Par ailleurs, Jan Eliasson a souligné la nécessité pour les groupes rebelles de se coordonner, à défaut de s'unir, dans trois domaines essentiels pour parvenir à la paix : le partage du pouvoir, le partage des richesses et la sécurité.

Il a estimé que l'organisation d'une réunion entre groupes rebelles proposée par le SPLM, le Mouvement populaire de libération du Soudan qui a signé le 9 janvier 2005 avec le gouvernement de Khartoum un accord de paix mettant fin à une guerre civile vieille de 21 ans dans le sud du Soudan, était une initiative encourageante.

Le refus de négocier s'explique parfois par les réticences de certains groupes à se baser sur l'Accord d'Abuja et même des réticences à travailler avec l'Union africaine, a expliqué l'Envoyé spécial.

Concernant l'attitude du gouvernement soudanais, Jan Eliasson a rappelé que Salim Salim et lui-même avaient appelé à un arrêt des bombardements, regrettant qu'après plus de deux mois de trêve, ces derniers aient repris, le 19 avril dernier.

"Il n'y aura pas de la paix au Darfour sans une normalisation des relations entre le Tchad et le Soudan", a-t-il en outre souligné, rappelant que les frontières entre les deux pays, tracées en 1878 par les pouvoirs coloniaux de l'époque, n'étaient pas représentatives de la réalité ethnique et tribale de la région, "ce dont ils payent le prix aujourd'hui".
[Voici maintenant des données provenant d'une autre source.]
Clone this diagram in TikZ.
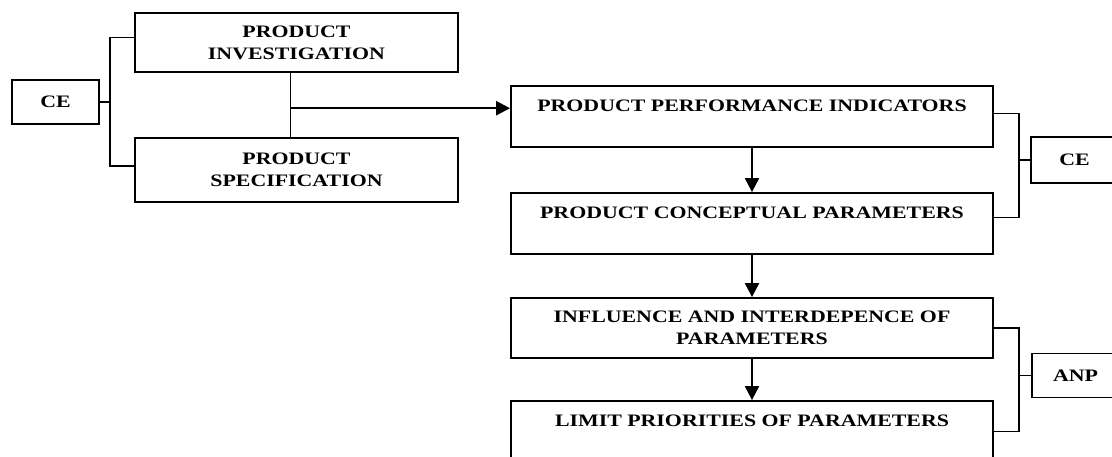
\documentclass[tikz,border=0pt]{standalone}
\usepackage{fontspec}
\setmainfont{Liberation Serif}[FakeStretch=1.25]
\usepackage{tikz}
\usetikzlibrary{arrows.meta, calc}
\tikzstyle{stage} = [rectangle, draw=black, line width=1.8pt, text centered, align=center, inner sep=0pt, font=\bfseries\fontsize{17.5}{22}\selectfont]
\tikzstyle{method} = [stage, minimum width=87pt, minimum height=44pt]
\tikzstyle{link} = [line width=1.6pt]
\tikzstyle{arrow} = [line width=2.2pt, -{Triangle[length=14pt,width=14pt]}]

\begin{document}
\begin{tikzpicture}[x=1pt, y=1pt]
    \useasboundingbox (0,0) rectangle (1112,-457);
    % left part
    \node (CEl) [method] at (55.5,-102) {CE};
    \node (Inv) [stage, minimum width=323pt, minimum height=59pt] at (296.5,-42.5) {PRODUCT\\INVESTIGATION};
    \node (Spec) [stage, minimum width=323pt, minimum height=64pt, below of = Inv, node distance=127.5pt] {PRODUCT\\SPECIFICATION};
    % main column
    \node (PPI) [stage, minimum width=482pt, minimum height=61pt] at (752,-116.5) {PRODUCT PERFORMANCE INDICATORS\\~};
    \node (PCP) [stage, minimum width=482pt, minimum height=61pt, below of = PPI, node distance=107pt] {PRODUCT CONCEPTUAL PARAMETERS\\~};
    \node (Infl) [stage, minimum width=482pt, minimum height=60pt, below of = PCP, node distance=104.5pt] {INFLUENCE AND INTERDEPENCE OF\\PARAMETERS};
    \node (Lim) [stage, minimum width=482pt, minimum height=61pt, below of = Infl, node distance=103.5pt] {LIMIT PRIORITIES OF PARAMETERS\\~};
    \node (CEr) [method, minimum height=46pt] at (1074.5,-160) {CE};
    \node (ANP) [method] at (1075.5,-375.5) {ANP};
    % brackets
    \coordinate (brL) at ([xshift=10pt]CEl.east);
    \coordinate (brCE) at ([xshift=-11pt]CEr.west);
    \coordinate (brANP) at ([xshift=-12pt]ANP.west);
    \draw [link] (CEl.east) -- (brL);
    \draw [link] ([yshift=5pt]Inv.west) -| (brL) |- ([yshift=4pt]Spec.west);
    \draw [link] (CEr.west) -- (brCE);
    \draw [link] ([yshift=3pt]PPI.east) -| (brCE) |- ([yshift=6pt]PCP.east);
    \draw [link] (ANP.west) -- (brANP);
    \draw [link] (Infl.east) -| (brANP) |- (Lim.east);
    % flow
    \draw [link] ([xshift=-6pt]Inv.south) -- ([xshift=-6pt]Spec.north);
    \coordinate (join) at ($([xshift=-6pt]Inv.south)!0.55!([xshift=-6pt]Spec.north)$);
    \draw [arrow] (join) -- (join -| PPI.west);
    \draw [arrow] (PPI) -- (PCP);
    \draw [arrow] (PCP) -- (Infl);
    \draw [arrow] (Infl) -- (Lim);
\end{tikzpicture}
\end{document}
Evoquant son survol du Darfour dernièrement à bord d'un hélicoptère entre El Fasher et Umrai, Jan Eliasson a raconté qu'il avait pu voir plusieurs camps de réfugiés où s'entassent des dizaines de milliers de personnes dans des conditions très dures.

"Il ne faisait 'que' 42 degrés ce jour-là, mais le plus souvent, les températures tournent autour de 50 degrés", a-t-il rapporté.
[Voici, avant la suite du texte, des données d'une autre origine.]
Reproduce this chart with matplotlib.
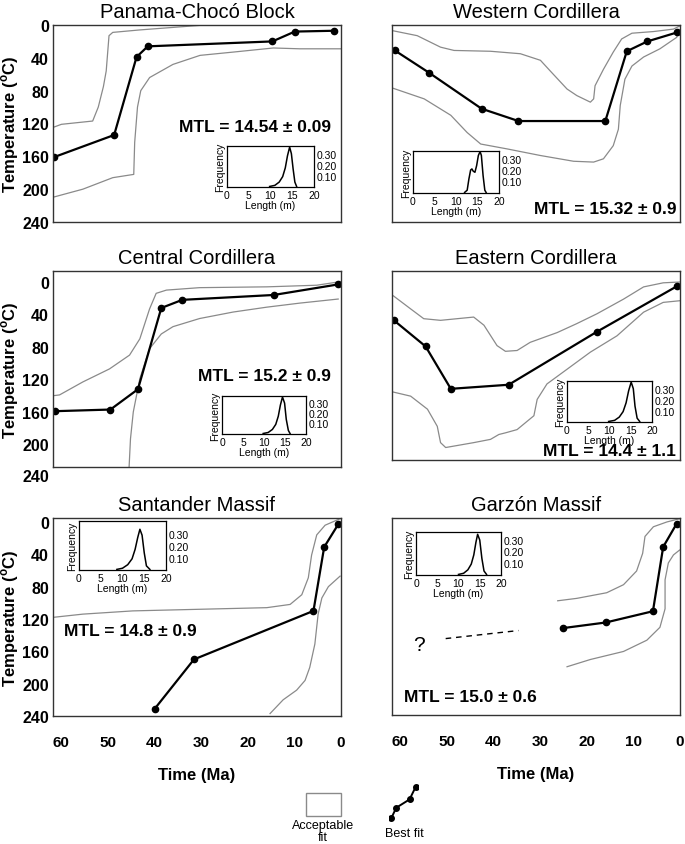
import matplotlib.pyplot as plt
from matplotlib.patches import Rectangle

W, H = 685, 845

# -------- DATA (time in Ma, temperature in C) --------

panama_fit_time = [61.5, 48.6, 43.8, 41.4, 14.7, 9.9, 1.4]
panama_fit_temp = [161, 134, 39, 26, 20, 8, 7]
panama_upper_time = [61.8, 59.9, 53.2, 52.0, 50.9, 50.3, 49.7, 48.9, 43.1, 29.2]
panama_upper_temp = [125, 121, 117, 100, 75, 56, 13, 9, 6, 0]
panama_lower_time = [61.8, 55.3, 48.9, 44.4, 44.2, 43.6, 42.9, 41.0, 36.0, 30.2, 23.1, 14.5, 8.8, 0]
panama_lower_temp = [210, 200, 186, 182, 143, 100, 80, 64, 48, 37, 33, 28, 29, 29]
panama_len = [9.8, 11.0, 12.0, 12.8, 13.4, 13.9, 14.4, 14.8, 15.2, 15.6, 16.0]
panama_freq = [0, 0.01, 0.04, 0.09, 0.17, 0.28, 0.36, 0.30, 0.16, 0.04, 0]

western_fit_time = [61.1, 53.8, 42.5, 34.6, 16.0, 11.4, 7.0, 0.6]
western_fit_temp = [31, 58, 102, 117, 117, 32, 20, 9]
western_upper_time = [61.5, 56.3, 51.3, 48.4, 40.6, 34.2, 29.9, 27.8, 24.2, 22.1, 19.2, 18.5,
                      18.2, 16.4, 14.3, 12.5, 10.3, 5.7, 1.4, 0]
western_upper_temp = [7, 13, 27, 31, 32, 35, 43, 56, 78, 86, 94, 90, 74, 54, 33, 17, 10, 8, 5, 1]
western_lower_time = [61.5, 54.8, 49.1, 45.6, 42.7, 37.0, 29.9, 22.8, 18.5, 16.4, 14.3, 13.2,
                      12.8, 11.8, 10.3, 7.8, 4.3, 0.7, 0.4]
western_lower_temp = [77, 90, 110, 131, 145, 151, 159, 166, 167, 163, 147, 127, 98, 66, 50, 39, 29, 15, 9]
western_len = [12.0, 12.6, 13.0, 13.4, 13.7, 14.0, 14.4, 14.8, 15.2, 15.6, 15.9, 16.3, 16.7, 17.0]
western_freq = [0, 0.02, 0.12, 0.20, 0.21, 0.19, 0.18, 0.24, 0.33, 0.365, 0.33, 0.15, 0.02, 0]

central_fit_time = [61.2, 49.4, 43.5, 38.5, 34.0, 14.4, 0.6]
central_fit_temp = [159, 157, 132, 32, 22, 16, 3]
central_upper_time = [61.7, 60.3, 55.3, 49.6, 45.3, 43.1, 41.0, 39.6, 37.4, 30.3, 15.9, 5.2, 0.6]
central_upper_temp = [140, 139, 123, 107, 90, 70, 33, 14, 10, 7, 6, 4, 0]
central_lower_time = [45.4, 45.1, 44.5, 43.1, 41.0, 38.5, 36.0, 30.3, 23.1, 15.9, 8.8, 0.6]
central_lower_temp = [228, 193, 160, 119, 82, 64, 55, 45, 37, 31, 26, 21]
central_len = [9.8, 11.0, 12.0, 12.8, 13.4, 13.9, 14.4, 14.9, 15.3, 15.8, 16.2]
central_freq = [0, 0.01, 0.04, 0.09, 0.17, 0.28, 0.36, 0.30, 0.14, 0.03, 0]

eastern_fit_time = [61.3, 54.5, 49.1, 36.7, 17.8, 0.6]
eastern_fit_temp = [47, 79, 131, 126, 61, 5]
eastern_upper_time = [61.4, 57.7, 54.9, 51.3, 44.2, 42.0, 39.2, 37.4, 34.9, 32.1, 26.3, 22.1,
                      17.8, 12.1, 7.8, 3.6, 0.1]
eastern_upper_temp = [17, 33, 45, 47, 43, 53, 78, 85, 84, 74, 62, 51, 39, 21, 6, 1, 0]
eastern_lower_time = [61.4, 57.7, 54.1, 52.0, 51.3, 50.2, 44.2, 40.6, 38.8, 37.4, 34.9, 31.3,
                      30.6, 28.5, 24.2, 19.2, 13.5, 7.8, 3.6, 0.1]
eastern_lower_temp = [135, 140, 156, 177, 197, 203, 197, 193, 187, 185, 181, 164, 144, 125,
                      107, 86, 66, 37, 25, 23]
eastern_len = [9.8, 11.2, 12.3, 13.2, 13.9, 14.5, 15.1, 15.6, 16.0, 16.5, 17.1]
eastern_freq = [0, 0.01, 0.04, 0.09, 0.17, 0.28, 0.36, 0.30, 0.14, 0.03, 0]

santander_fit_time = [39.9, 31.5, 5.9, 3.6, 0.6]
santander_fit_temp = [231, 170, 110, 31, 3]
santander_upper_time = [61.7, 55.3, 44.6, 30.3, 15.9, 10.9, 8.4, 7.0, 6.3, 5.2, 3.4, 0.2]
santander_upper_temp = [118, 114, 110, 108, 106, 102, 90, 69, 41, 16, 4, -4]
santander_lower_time = [15.2, 12.4, 9.5, 7.7, 6.7, 5.6, 4.9, 4.1, 2.7, 0.2]
santander_lower_temp = [237, 220, 208, 196, 180, 151, 114, 94, 80, 67]
santander_len = [8.7, 10.0, 11.2, 12.2, 12.9, 13.5, 14.0, 14.5, 15.0, 15.5, 16.3]
santander_freq = [0, 0.01, 0.04, 0.09, 0.17, 0.27, 0.34, 0.29, 0.14, 0.03, 0]

garzon_fit_time = [25.1, 15.9, 5.8, 3.6, 0.7]
garzon_fit_temp = [132, 125, 111, 31, 2]
garzon_dash_time = [50.2, 34.6]
garzon_dash_temp = [145, 135]
garzon_upper_time = [26.2, 22.1, 15.7, 12.1, 9.3, 8.0, 7.5, 5.7, 2.8, 0.1]
garzon_upper_temp = [98, 95, 88, 78, 61, 39, 18, 6, 0, -4]
garzon_lower_time = [24.2, 19.2, 12.1, 7.1, 4.3, 3.2, 3.2, 2.5, 1.4, 0.1]
garzon_lower_temp = [180, 171, 161, 147, 131, 108, 72, 51, 41, 35]
garzon_len = [10.0, 11.2, 12.2, 13.0, 13.6, 14.1, 14.5, 15.0, 15.5, 16.0, 16.6]
garzon_freq = [0, 0.01, 0.04, 0.09, 0.17, 0.28, 0.35, 0.30, 0.14, 0.03, 0]

time_ticks = [60, 50, 40, 30, 20, 10, 0]
temp_ticks = [0, 40, 80, 120, 160, 200, 240]
len_ticks = [0, 5, 10, 15, 20]
freq_ticks = [0.10, 0.20, 0.30]

# legend glyph for the best fit line
legend_icon_x = [0, 0.2, 0.75, 1.0]
legend_icon_y = [0, 0.33, 0.6, 1.0]

plt.rcParams['font.family'] = ['Liberation Sans', 'DejaVu Sans']

GRAY = '#8a8a8a'
FRAME = '#333333'

fig = plt.figure(figsize=(W / 100, H / 100), dpi=100)


def px_axes(x0, y0, x1, y1):
    return fig.add_axes([x0 / W, 1 - y1 / H, (x1 - x0) / W, (y1 - y0) / H])


def panel(box, ylim, title, fit, upper, lower, left=False, bottom=False):
    ax = px_axes(*box)
    ax.plot(upper[0], upper[1], color=GRAY, lw=0.9)
    ax.plot(lower[0], lower[1], color=GRAY, lw=0.9)
    ax.plot(fit[0], fit[1], color='black', lw=1.6, marker='o', ms=4.5)
    ax.set_xlim(61.7, 0)
    ax.set_ylim(*ylim)
    for s in ax.spines.values():
        s.set_color(FRAME)
        s.set_linewidth(1.0)
    ax.set_title(title, fontsize=14.5, pad=6)
    ax.tick_params(length=0)
    if left:
        inside = [t for t in temp_ticks if min(ylim) <= t <= max(ylim)]
        ax.set_yticks(inside)
        ax.set_yticklabels([str(t) for t in inside], fontsize=11.5, fontweight='bold')
        ax.tick_params(axis='y', pad=3)
        for t in temp_ticks:
            if t not in inside:
                ax.annotate(str(t), xy=(0, t), xycoords=('axes fraction', 'data'),
                            xytext=(-3, 0), textcoords='offset points', ha='right',
                            va='center', fontsize=11.5, fontweight='bold',
                            annotation_clip=False)
        ax.set_ylabel(r'Temperature ($^{\mathregular{o}}$C)', fontsize=12,
                      fontweight='bold')
        ax.yaxis.set_label_coords((21 - box[0]) / (box[2] - box[0]), 0.5)
    else:
        ax.set_yticks([])
    if bottom:
        ax.set_xticks(time_ticks)
        ax.set_xticklabels([str(t) for t in time_ticks], fontsize=11, fontweight='bold')
        ax.tick_params(axis='x', pad=14)
        ax.set_xlabel('Time (Ma)', fontsize=12, fontweight='bold', labelpad=13)
    else:
        ax.set_xticks([])
    return ax


def inset(box, lengths, freqs, top=0.37):
    ia = px_axes(*box)
    ia.plot(lengths, freqs, color='black', lw=1.1)
    ia.set_xlim(0, 20)
    ia.set_ylim(-0.005, top)
    ia.set_xticks(len_ticks)
    ia.set_xticklabels([str(t) for t in len_ticks], fontsize=7.5)
    ia.set_yticks(freq_ticks)
    ia.set_yticklabels(['%.2f' % f for f in freq_ticks], fontsize=7.5)
    ia.yaxis.tick_right()
    ia.tick_params(length=0, pad=2)
    ia.set_xlabel('Length (m)', fontsize=7.5, labelpad=0)
    ia.set_ylabel('Frequency', fontsize=7.5, labelpad=1)
    ia.yaxis.set_label_position('left')
    for s in ia.spines.values():
        s.set_linewidth(0.9)
    return ia


def mtl(x, y, text, ha):
    fig.text(x / W, 1 - y / H, text, ha=ha, va='center', fontsize=12.5, fontweight='bold')


# -------- PANELS --------

panel((53, 26, 341, 223), (240, 0), 'Panama-Chocó Block',
      (panama_fit_time, panama_fit_temp), (panama_upper_time, panama_upper_temp),
      (panama_lower_time, panama_lower_temp), left=True)
inset((227, 147, 314, 188), panama_len, panama_freq)
mtl(331, 127, 'MTL = 14.54 ± 0.09', 'right')

panel((392, 26, 680, 223), (240, 0), 'Western Cordillera',
      (western_fit_time, western_fit_temp), (western_upper_time, western_upper_temp),
      (western_lower_time, western_lower_temp))
inset((413, 152, 499, 194), western_len, western_freq)
mtl(676, 210, 'MTL = 15.32 ± 0.9', 'right')

panel((53, 272, 341, 468), (227.7, -13.5), 'Central Cordillera',
      (central_fit_time, central_fit_temp), (central_upper_time, central_upper_temp),
      (central_lower_time, central_lower_temp), left=True)
inset((222, 397, 306, 435), central_len, central_freq)
mtl(331, 377, 'MTL = 15.2 ± 0.9', 'right')

panel((392, 272, 680, 461), (218.3, -13.5), 'Eastern Cordillera',
      (eastern_fit_time, eastern_fit_temp), (eastern_upper_time, eastern_upper_temp),
      (eastern_lower_time, eastern_lower_temp))
inset((567, 382, 652, 423), eastern_len, eastern_freq)
mtl(676, 452, 'MTL = 14.4 ± 1.1', 'right')

panel((53, 519, 341, 717), (240, -4.9), 'Santander Massif',
      (santander_fit_time, santander_fit_temp), (santander_upper_time, santander_upper_temp),
      (santander_lower_time, santander_lower_temp), left=True, bottom=True)
inset((79, 522, 166, 571), santander_len, santander_freq, top=0.41)
mtl(64, 632, 'MTL = 14.8 ± 0.9', 'left')

gax = panel((392, 519, 680, 716), (240, -4.9), 'Garzón Massif',
            (garzon_fit_time, garzon_fit_temp), (garzon_upper_time, garzon_upper_temp),
            (garzon_lower_time, garzon_lower_temp), bottom=True)
gax.plot(garzon_dash_time, garzon_dash_temp, color='black', lw=1.0, dashes=(4, 3.5))
gax.text(55.9, 152, '?', ha='center', va='center', fontsize=15)
inset((416, 533, 501, 576), garzon_len, garzon_freq)
mtl(404, 698, 'MTL = 15.0 ± 0.6', 'left')

# -------- LEGEND --------

fig.add_artist(Rectangle((306 / W, 1 - 817 / H), 35 / W, 23 / H,
                         transform=fig.transFigure, facecolor='white',
                         edgecolor=GRAY, lw=1.0))
fig.text(323 / W, 1 - 832 / H, 'Acceptable\nfit', ha='center', va='center',
         fontsize=9, linespacing=0.95)

lax = px_axes(389, 785, 418, 822)
lax.plot(legend_icon_x, legend_icon_y, color='black', lw=1.4, marker='o', ms=4)
lax.set_xlim(-0.1, 1.1)
lax.set_ylim(-0.1, 1.1)
lax.axis('off')
fig.text(404 / W, 1 - 834 / H, 'Best fit', ha='center', va='center', fontsize=9)

plt.savefig('out.png', dpi=100)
Il a également insisté sur le nombre de villages totalement abandonnés ou brûlés dans la région, ainsi que sur les ravages de la désertification.
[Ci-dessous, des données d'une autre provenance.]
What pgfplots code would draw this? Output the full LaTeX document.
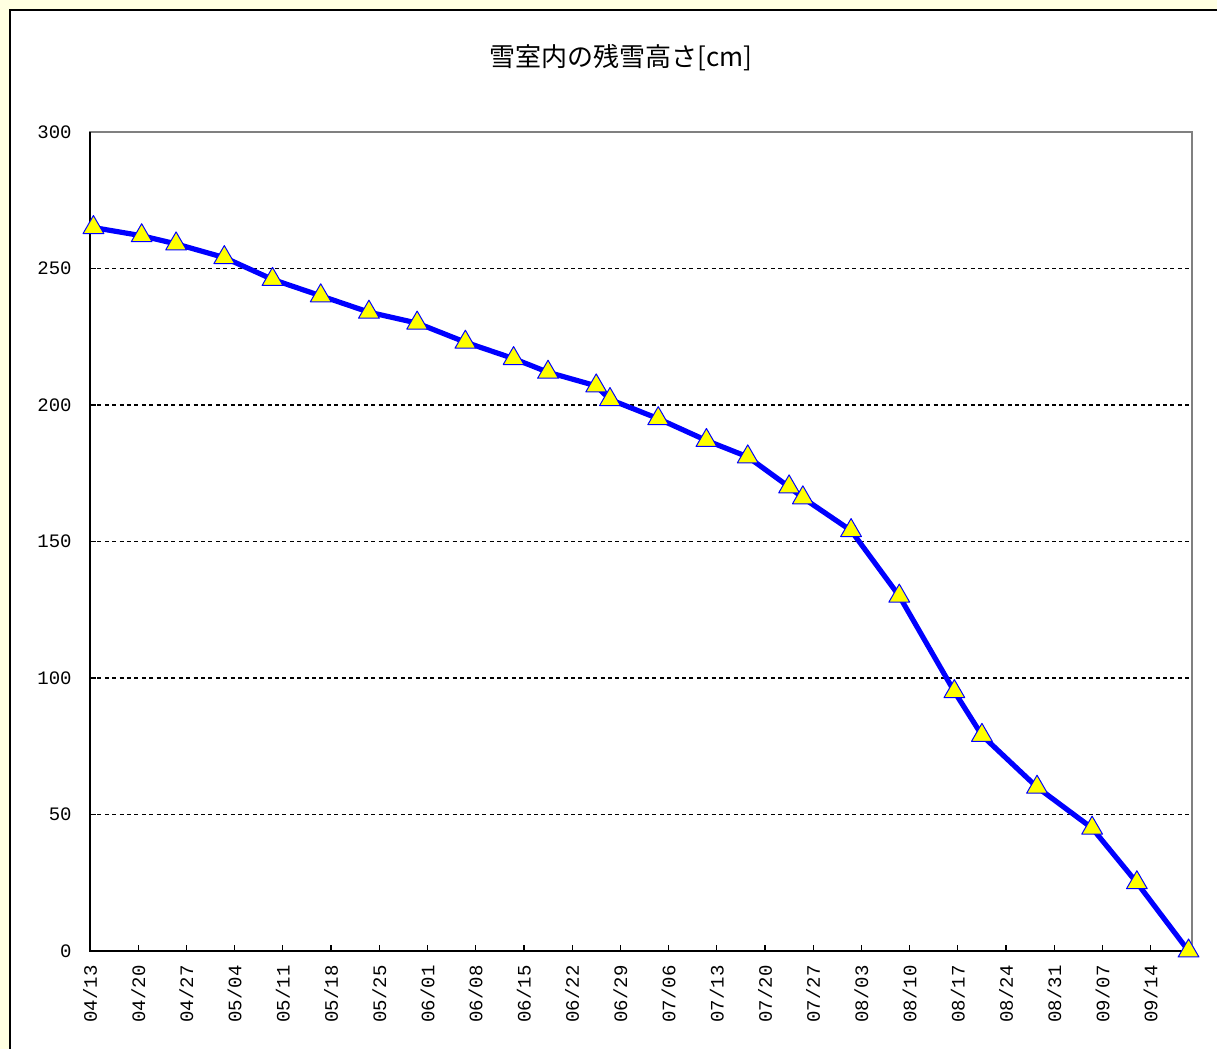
\documentclass[border=0pt]{standalone}
\usepackage{fontspec}
\setmainfont{Noto Sans CJK JP}
\setmonofont{Liberation Mono}
\newfontfamily\cjk{Noto Sans CJK JP}
\usepackage{pgfplots}
\pgfplotsset{compat=1.18}
\definecolor{bgyellow}{RGB}{255,255,225}
\definecolor{framegray}{RGB}{128,128,128}
\definecolor{lineblue}{RGB}{0,0,255}
\definecolor{markyellow}{RGB}{255,255,0}

\begin{document}
\begin{tikzpicture}
\fill[bgyellow] (-45pt,-49pt) rectangle (563.5pt,475.5pt);
\useasboundingbox (-45pt,-49pt) rectangle (563.5pt,475.5pt);
\fill[white] (-40pt,-49pt) rectangle (563.5pt,470.5pt);
\draw[black, line width=1pt] (-40pt,-49pt) -- (-40pt,470.5pt) -- (563.5pt,470.5pt);
\node[font=\cjk\fontsize{13}{14}\selectfont] at (265.5pt,446.5pt) {雪室内の残雪高さ[cm]};
\begin{axis}[
  scale only axis, width=551pt, height=409.5pt,
  xmin=0, xmax=160, ymin=0, ymax=300,
  clip=false,
  xtick={0,7,...,154},
  xticklabels={04/13,04/20,04/27,05/04,05/11,05/18,05/25,06/01,06/08,06/15,06/22,06/29,07/06,07/13,07/20,07/27,08/03,08/10,08/17,08/24,08/31,09/07,09/14},
  ytick={0,50,...,300},
  extra y ticks={50,100,150,200,250},
  extra y tick labels={},
  extra y tick style={ymajorgrids=true, major tick length=0pt},
  grid style={black, dash pattern=on 2pt off 1.7pt, line width=0.6pt},
  xtick pos=bottom, ytick pos=left,
  tick align=inside, major tick length=3pt,
  tick style={black, line width=0.6pt},
  axis line style={draw=framegray, line width=0.7pt},
  /pgf/number format/assume math mode=true,
  xticklabel style={rotate=90, anchor=east, inner xsep=7pt, inner ysep=0pt, font=\ttfamily\fontsize{9.5}{10}\selectfont},
  yticklabel style={anchor=east, inner xsep=9pt, inner ysep=0pt, font=\ttfamily\fontsize{9.5}{10}\selectfont},
]
\addplot[lineblue, line width=2.6pt, line join=round, mark=triangle*, mark size=6pt,
  mark options={fill=markyellow, draw=lineblue, line width=0.5pt, solid}] coordinates {
(0.5,265)(7.5,262)(12.5,259)(19.5,254)(26.5,246)(33.5,240)(40.5,234)(47.5,230)(54.5,223)(61.5,217)(66.5,212)(73.5,207)(75.5,202)(82.5,195)(89.5,187)(95.5,181)(101.5,170)(103.5,166)(110.5,154)(117.5,130)(125.5,95)(129.5,79)(137.5,60)(145.5,45)(152,25)(159.5,0)
};
\draw[black, line width=1pt] (rel axis cs:0,1) -- (rel axis cs:0,0) -- (rel axis cs:1,0);
\end{axis}
\end{tikzpicture}
\end{document}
L'Envoyé spécial a rappelé que l'origine des conflits étaient liée à des tribus de bergers arabes contraints à descendre vers le Sud pour échapper au désert, ce qui a provoqué des luttes et des combats pour les ressources naturelles déjà faibles de la province avec des ethnies différentes.

Il a souligné la grande fragilité de la situation humanitaire dans la région, à un coût de 700 millions de dollars par ans.

"Mais nous n'avons fait que mettre des pansements sur des plaies infectées", a insisté Jan Eliasson, espérant que "le monde ne va pas tourner le dos au Darfour une fois que les hostilités auront cessé".